### Given data

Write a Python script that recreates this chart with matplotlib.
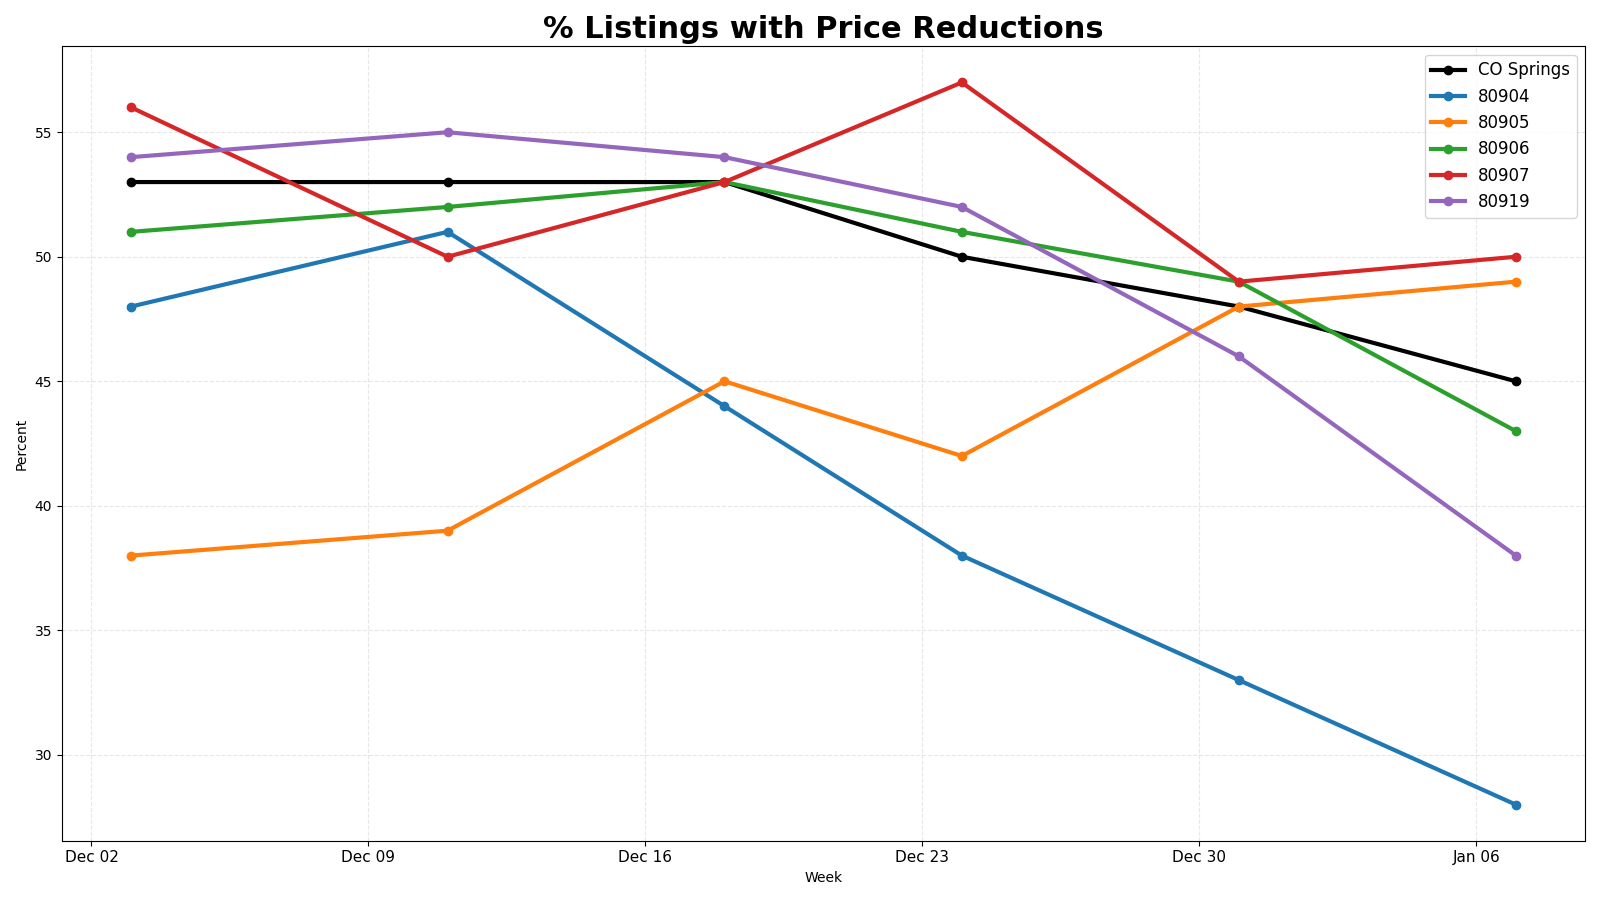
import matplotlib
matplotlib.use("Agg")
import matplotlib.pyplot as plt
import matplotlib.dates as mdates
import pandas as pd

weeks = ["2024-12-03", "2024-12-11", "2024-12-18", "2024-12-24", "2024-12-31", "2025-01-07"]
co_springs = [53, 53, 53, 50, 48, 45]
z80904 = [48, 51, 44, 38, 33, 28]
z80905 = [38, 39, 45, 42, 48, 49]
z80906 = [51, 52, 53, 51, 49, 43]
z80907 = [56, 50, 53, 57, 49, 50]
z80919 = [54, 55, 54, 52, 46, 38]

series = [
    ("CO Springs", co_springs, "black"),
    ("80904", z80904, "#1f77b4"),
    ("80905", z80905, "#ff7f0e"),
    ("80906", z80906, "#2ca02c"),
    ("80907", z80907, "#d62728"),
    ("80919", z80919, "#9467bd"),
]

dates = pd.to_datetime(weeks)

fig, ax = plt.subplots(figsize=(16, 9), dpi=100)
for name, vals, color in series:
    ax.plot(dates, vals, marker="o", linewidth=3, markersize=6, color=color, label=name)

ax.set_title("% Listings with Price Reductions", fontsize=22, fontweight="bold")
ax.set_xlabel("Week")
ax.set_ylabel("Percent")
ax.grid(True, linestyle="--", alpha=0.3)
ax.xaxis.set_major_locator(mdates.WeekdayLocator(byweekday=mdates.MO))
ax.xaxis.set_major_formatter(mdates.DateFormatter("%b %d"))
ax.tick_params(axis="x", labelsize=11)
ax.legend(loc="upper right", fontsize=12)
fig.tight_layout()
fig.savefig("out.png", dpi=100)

######

• **Your goal**
Copy the listing word for word, excluding its pictures.

• **Exercise solution**
Write a Python script that recreates this chart with matplotlib.
import matplotlib
matplotlib.use("Agg")
import matplotlib.pyplot as plt
import matplotlib.dates as mdates
import pandas as pd

weeks = ["2024-12-03", "2024-12-11", "2024-12-18", "2024-12-24", "2024-12-31", "2025-01-07"]
co_springs = [53, 53, 53, 50, 48, 45]
z80904 = [48, 51, 44, 38, 33, 28]
z80905 = [38, 39, 45, 42, 48, 49]
z80906 = [51, 52, 53, 51, 49, 43]
z80907 = [56, 50, 53, 57, 49, 50]
z80919 = [54, 55, 54, 52, 46, 38]

series = [
    ("CO Springs", co_springs, "black"),
    ("80904", z80904, "#1f77b4"),
    ("80905", z80905, "#ff7f0e"),
    ("80906", z80906, "#2ca02c"),
    ("80907", z80907, "#d62728"),
    ("80919", z80919, "#9467bd"),
]

dates = pd.to_datetime(weeks)

fig, ax = plt.subplots(figsize=(16, 9), dpi=100)
for name, vals, color in series:
    ax.plot(dates, vals, marker="o", linewidth=3, markersize=6, color=color, label=name)

ax.set_title("% Listings with Price Reductions", fontsize=22, fontweight="bold")
ax.set_xlabel("Week")
ax.set_ylabel("Percent")
ax.grid(True, linestyle="--", alpha=0.3)
ax.xaxis.set_major_locator(mdates.WeekdayLocator(byweekday=mdates.MO))
ax.xaxis.set_major_formatter(mdates.DateFormatter("%b %d"))
ax.tick_params(axis="x", labelsize=11)
ax.legend(loc="upper right", fontsize=12)
fig.tight_layout()
fig.savefig("out.png", dpi=100)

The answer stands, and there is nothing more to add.